**ENTRIES SHOWN:**
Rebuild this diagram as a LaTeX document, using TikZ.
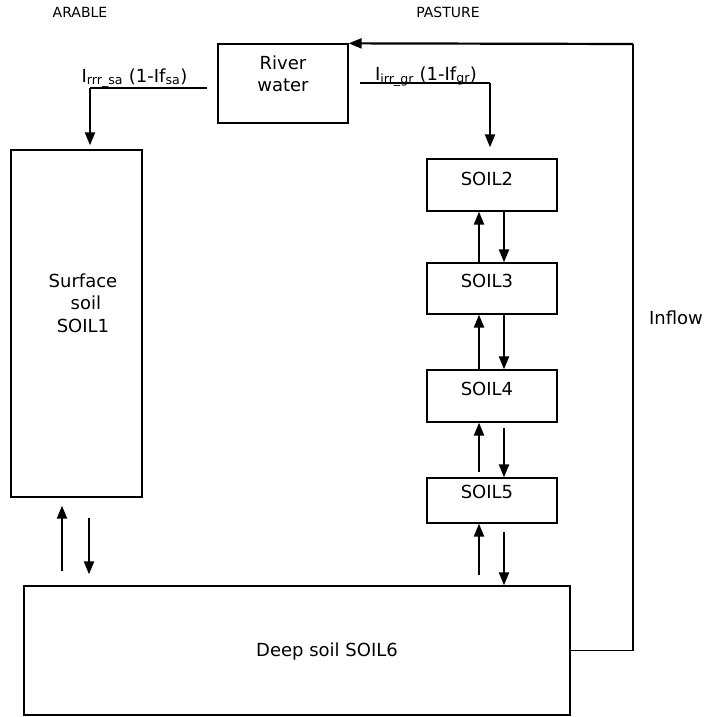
\documentclass[tikz,border=0pt]{standalone}
\usepackage{fontspec}
\setmainfont{DejaVu Sans}
\usetikzlibrary{arrows.meta}

\begin{document}
\begin{tikzpicture}[x=1pt,y=-1pt,>={Triangle[length=13pt,width=10pt]},
    box/.style={draw,line width=1.3pt,inner sep=0pt},
    txt/.style={font=\fontsize{18}{22.5}\selectfont,align=center,anchor=base,inner sep=0pt},
    head/.style={font=\fontsize{14}{16}\selectfont,anchor=base,inner sep=0pt},
    flow/.style={->,line width=2.2pt},
    pipe/.style={line width=1.1pt}]
  \useasboundingbox (0,0) rectangle (707,717);
  \node[head] (arable)  at (80,18)  {ARABLE};
  \node[head] (pasture) at (448,18) {PASTURE};
  % boxes
  \node[box,minimum width=130pt,minimum height=79pt]  (river) at (283,83.5)  {};
  \node[box,minimum width=131pt,minimum height=347pt] (soil1) at (76.5,323.5) {};
  \node[box,minimum width=130pt,minimum height=52pt]  (soil2) at (492,185)   {};
  \node[box,minimum width=130pt,minimum height=51pt]  (soil3) at (492,288.5) {};
  \node[box,minimum width=130pt,minimum height=52pt]  (soil4) at (492,396)   {};
  \node[box,minimum width=130pt,minimum height=45pt]  (soil5) at (492,500.5) {};
  \node[box,minimum width=546pt,minimum height=129pt] (soil6) at (297,650.5) {};
  % texts
  \node[txt] (triver) at (283,92)  {River\\water};
  \node[txt] (tsoil1) at (83,332)  {Surface\\\ soil\\SOIL1};
  \node[txt] (tsoil2) at (487,185) {SOIL2};
  \node[txt] (tsoil3) at (487,287) {SOIL3};
  \node[txt] (tsoil4) at (487,395) {SOIL4};
  \node[txt] (tsoil5) at (487,498) {SOIL5};
  \node[txt] (tsoil6) at (327,656) {Deep soil SOIL6};
  \node[txt] (lsa)    at (134.5,82) {I\textsubscript{rrr\_sa} (1-If\textsubscript{sa})};
  \node[txt] (lgr)    at (426,80)   {I\textsubscript{irr\_gr} (1-If\textsubscript{gr})};
  \node[txt] (linflow) at (676,324) {Inflow};
  % irrigation
  \coordinate (sa1) at (207,88);
  \coordinate (sa2) at (90,88);
  \draw[pipe] (sa1) -- (sa2);
  \draw[flow] (sa2) -- ([yshift=4pt]soil1.north -| sa2);
  \coordinate (gr1) at (360,83);
  \coordinate (gr2) at (490,83);
  \draw[pipe] (gr1) -- (gr2);
  \draw[flow] (gr2) -- ([yshift=11pt]soil2.north -| gr2);
  % exchange between layers
  \draw[flow] ([xshift=-13pt]soil3.north) -- ([xshift=-13pt]soil2.south);
  \draw[flow] ([xshift=12pt]soil2.south) -- ([xshift=12pt]soil3.north);
  \draw[flow] ([xshift=-13pt]soil4.north) -- ([xshift=-13pt]soil3.south);
  \draw[flow] ([xshift=12pt]soil3.south) -- ([xshift=12pt]soil4.north);
  \draw[flow] ([xshift=-13pt,yshift=5pt]soil5.north) -- ([xshift=-13pt]soil4.south);
  \draw[flow] ([xshift=12pt,yshift=-5pt]soil4.south) -- ([xshift=12pt]soil5.north);
  \draw[flow] ([xshift=-13pt,yshift=10pt]soil5.south |- soil6.north) -- ([xshift=-13pt]soil5.south);
  \draw[flow] ([xshift=12pt,yshift=-8pt]soil5.south) -- ([xshift=12pt]soil5.south |- soil6.north);
  \draw[flow] ([xshift=-14.5pt,yshift=14pt]soil1.south |- soil6.north) -- ([xshift=-14.5pt,yshift=-8pt]soil1.south);
  \draw[flow] ([xshift=12.5pt,yshift=-20pt]soil1.south) -- ([xshift=12.5pt,yshift=11pt]soil1.south |- soil6.north);
  % inflow back to the river
  \coordinate (in1) at (633,44);
  \draw[pipe] (soil6.east) -| (in1);
  \draw[flow] (in1) -- (river.north east);
\end{tikzpicture}
\end{document}
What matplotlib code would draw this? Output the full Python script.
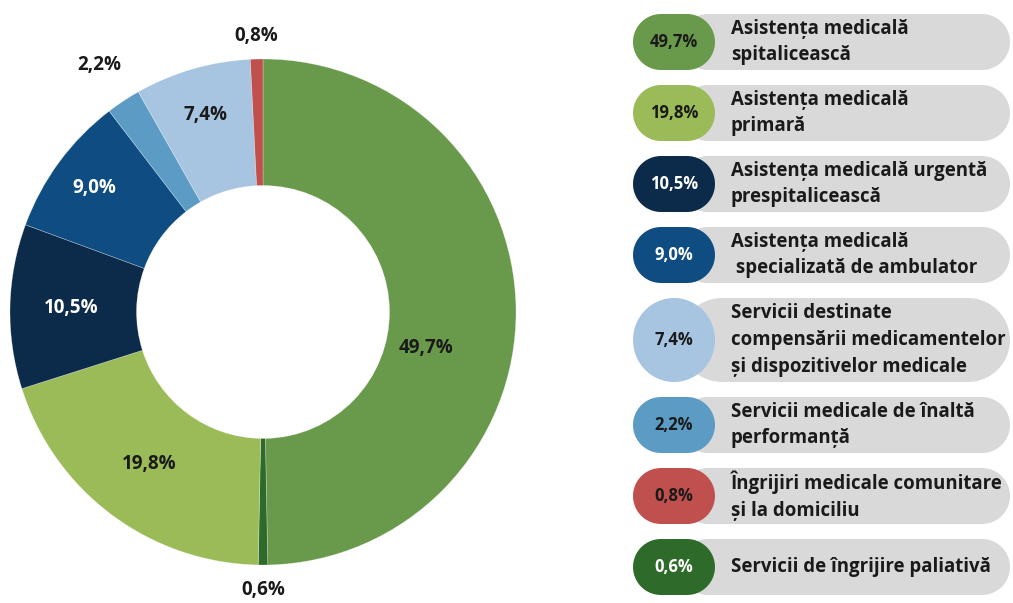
import numpy as np
import matplotlib
matplotlib.use("Agg")
import matplotlib.pyplot as plt
from matplotlib.patches import Polygon

plt.rcParams['font.family'] = ['Open Sans', 'DejaVu Sans']

# legend order
categories = [
    "Asistența medicală\nspitalicească",
    "Asistența medicală\nprimară",
    "Asistența medicală urgentă\nprespitalicească",
    "Asistența medicală\n specializată de ambulator",
    "Servicii destinate\ncompensării medicamentelor\nși dispozitivelor medicale",
    "Servicii medicale de înaltă\nperformanță",
    "Îngrijiri medicale comunitare\nși la domiciliu",
    "Servicii de îngrijire paliativă",
]
shares = [49.7, 19.8, 10.5, 9.0, 7.4, 2.2, 0.8, 0.6]
colors = ["#699a4c", "#9bbb59", "#0c2a49", "#0f4c81", "#a7c4e0", "#5b9bc4", "#c0504d", "#2e6b2a"]
text_colors = ["#1a1a1a", "#1a1a1a", "white", "white", "#1a1a1a", "#1a1a1a", "#1a1a1a", "white"]

# order of the slices around the ring, clockwise from 12 o'clock
pie_order = [0, 7, 1, 2, 3, 5, 4, 6]
# label placement: radius as fraction of outer radius, angular nudge in degrees
label_r = [0.66, 1.1, 0.75, 0.76, 0.83, 1.17, 0.81, 1.09]
label_nudge = [-13, 0, 0, 0, 0, 0, 0, 0]


def fmt(v):
    return f"{v:.1f}%".replace('.', ',')


def stadium(x0, y0, w, h, **kw):
    # rectangle with fully rounded left/right ends
    r = min(w, h) / 2
    ry = h / 2
    t = np.linspace(-np.pi / 2, np.pi / 2, 40)
    right = np.column_stack([x0 + w - r + r * np.cos(t), y0 + ry + ry * np.sin(t)])
    left = np.column_stack([x0 + r - r * np.cos(t), y0 + ry - ry * np.sin(t)])
    return Polygon(np.vstack([right, left]), closed=True, **kw)


W, H = 1013, 603
fig = plt.figure(figsize=(W / 100, H / 100), dpi=100)
ax = fig.add_axes([0, 0, 1, 1])

cx, cy, R = 263, H - 312, 253
vals = [shares[i] for i in pie_order]
cols = [colors[i] for i in pie_order]
ax.pie(vals, colors=cols, startangle=90, counterclock=False, center=(cx, cy), radius=R,
       wedgeprops=dict(width=R * 0.5, edgecolor=(1, 1, 1, 0.35), linewidth=0.5), frame=True)
ax.set_xlim(0, W)
ax.set_ylim(0, H)
ax.set_aspect('equal')
ax.axis('off')

cum = np.cumsum([0] + vals)
for k, i in enumerate(pie_order):
    mid = 90 - 360 * (cum[k] + cum[k + 1]) / 2 / 100 + label_nudge[k]
    r = R * label_r[k]
    x = cx + r * np.cos(np.radians(mid))
    y = cy + r * np.sin(np.radians(mid))
    inside = label_r[k] < 1
    tc = text_colors[i] if inside else "#1a1a1a"
    ax.text(x, y, fmt(shares[i]), ha='center', va='center', fontsize=13.5,
            fontweight='bold', color=tc)

# legend pills
top = H - 14
gap = 15
for i, lab in enumerate(categories):
    nlines = lab.count('\n') + 1
    h = 56 if nlines <= 2 else 84
    yc = top - h / 2
    ax.add_patch(stadium(680, yc - h / 2, 330, h, facecolor="#d9d9d9", edgecolor='none'))
    bw = 82
    ax.add_patch(stadium(674 - bw / 2, yc - h / 2, bw, h, facecolor=colors[i], edgecolor='none'))
    ax.text(674, yc, fmt(shares[i]), ha='center', va='center', fontsize=12,
            fontweight='bold', color=text_colors[i])
    ax.text(731, yc, lab, ha='left', va='center', fontsize=13.4, fontweight='bold',
            color="#1a1a1a", linespacing=1.45)
    top -= h + gap

fig.savefig("out.png", dpi=100)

**TASK DESCRIPTION:**
Only the stretch from the line with "What matplotlib code" through the line with "return Polygon(np.vstack([right, left]), closed=True, **kw)" should be copied, exactly and with both ends. Drop the pictures.

**EXERCISE RESULT:**
What matplotlib code would draw this? Output the full Python script.
import numpy as np
import matplotlib
matplotlib.use("Agg")
import matplotlib.pyplot as plt
from matplotlib.patches import Polygon

plt.rcParams['font.family'] = ['Open Sans', 'DejaVu Sans']

# legend order
categories = [
    "Asistența medicală\nspitalicească",
    "Asistența medicală\nprimară",
    "Asistența medicală urgentă\nprespitalicească",
    "Asistența medicală\n specializată de ambulator",
    "Servicii destinate\ncompensării medicamentelor\nși dispozitivelor medicale",
    "Servicii medicale de înaltă\nperformanță",
    "Îngrijiri medicale comunitare\nși la domiciliu",
    "Servicii de îngrijire paliativă",
]
shares = [49.7, 19.8, 10.5, 9.0, 7.4, 2.2, 0.8, 0.6]
colors = ["#699a4c", "#9bbb59", "#0c2a49", "#0f4c81", "#a7c4e0", "#5b9bc4", "#c0504d", "#2e6b2a"]
text_colors = ["#1a1a1a", "#1a1a1a", "white", "white", "#1a1a1a", "#1a1a1a", "#1a1a1a", "white"]

# order of the slices around the ring, clockwise from 12 o'clock
pie_order = [0, 7, 1, 2, 3, 5, 4, 6]
# label placement: radius as fraction of outer radius, angular nudge in degrees
label_r = [0.66, 1.1, 0.75, 0.76, 0.83, 1.17, 0.81, 1.09]
label_nudge = [-13, 0, 0, 0, 0, 0, 0, 0]


def fmt(v):
    return f"{v:.1f}%".replace('.', ',')


def stadium(x0, y0, w, h, **kw):
    # rectangle with fully rounded left/right ends
    r = min(w, h) / 2
    ry = h / 2
    t = np.linspace(-np.pi / 2, np.pi / 2, 40)
    right = np.column_stack([x0 + w - r + r * np.cos(t), y0 + ry + ry * np.sin(t)])
    left = np.column_stack([x0 + r - r * np.cos(t), y0 + ry - ry * np.sin(t)])
    return Polygon(np.vstack([right, left]), closed=True, **kw)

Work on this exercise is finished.